/---

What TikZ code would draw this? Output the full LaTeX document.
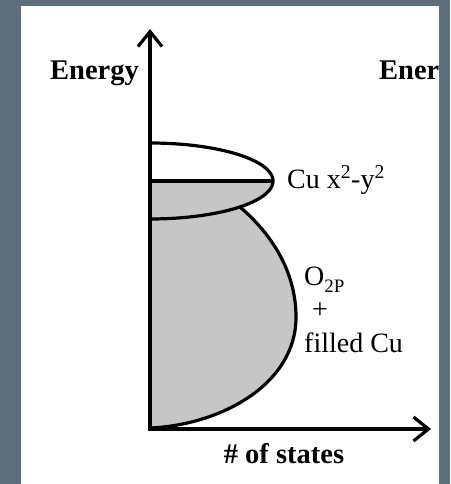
\documentclass[tikz,border=0pt]{standalone}
\usepackage{fontspec}
\setmainfont{Liberation Serif}
\usetikzlibrary{arrows.meta}
\definecolor{bgc}{HTML}{5E6E7D}
\definecolor{bandgray}{HTML}{C6C6C6}
\begin{document}
\begin{tikzpicture}[x=1pt,y=-1pt,
  outl/.style={line width=3.2pt, line join=round},
  axisline/.style={line width=3.2pt, -{Straight Barb[length=15pt,width=24pt,line width=3.2pt]}},
  lbl/.style={font=\fontsize{28}{30}\selectfont, inner sep=0pt, anchor=base west},
  blbl/.style={font=\bfseries\fontsize{28.5}{30}\selectfont, inner sep=0pt, anchor=base west}]
\useasboundingbox (0,0) rectangle (450,484);
\fill[bgc] (0,0) rectangle (450,484);
\fill[white] (21,6) rectangle (439,484);

% gray filled bands
\fill[bandgray] (150,181) -- plot[domain=0:90,samples=60] ({150+123*cos(\x)},{181+38*sin(\x)}) -- cycle;
\fill[bandgray] (150,207) -- (240,207) .. controls (275,237) and (296,275) .. (296,317)
   .. controls (296,385) and (220,425) .. (150,428) -- cycle;

% outlines
\draw[outl] plot[domain=-90:90,samples=90] ({150+123*cos(\x)},{181+38*sin(\x)});
\draw[outl] (150,181) -- (273,181);
\draw[outl] (240,207) .. controls (275,237) and (296,275) .. (296,317)
   .. controls (296,385) and (220,425) .. (150,428);

% axes
\coordinate (O) at (150,429);
\coordinate (ytip) at (150,29);
\coordinate (xtip) at (431,429);
\draw[axisline] ([yshift=1.6pt]O) -- (ytip);
\draw[axisline] ([xshift=-1.6pt]O) -- (xtip);

% labels
\node[blbl] (energy) at (50,80) {Energy};
\node[blbl] (energy2) at (379,80) {Ener};
\node[lbl] (cu) at (287,188) {Cu x\textsuperscript{2}-y\textsuperscript{2}};
\node[lbl] (o2p) at (304,285) {O\raisebox{-7pt}{\fontsize{19}{19}\selectfont 2P}};
\node[lbl, anchor=center] (plus) at (320,311) {+};
\node[lbl] (filled) at (304,352) {filled Cu};
\node[blbl, anchor=base] (states) at (284,463) {\# of states};
\end{tikzpicture}
\end{document}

\---

Exercise directions>
Scan the material above for the string "draw" and report each line where you find it.

Written reply>
What TikZ code would draw this? Output the full LaTeX document.
\draw[outl] plot[domain=-90:90,samples=90] ({150+123*cos(\x)},{181+38*sin(\x)});
\draw[outl] (150,181) -- (273,181);
\draw[outl] (240,207) .. controls (275,237) and (296,275) .. (296,317)
\draw[axisline] ([yshift=1.6pt]O) -- (ytip);
\draw[axisline] ([xshift=-1.6pt]O) -- (xtip);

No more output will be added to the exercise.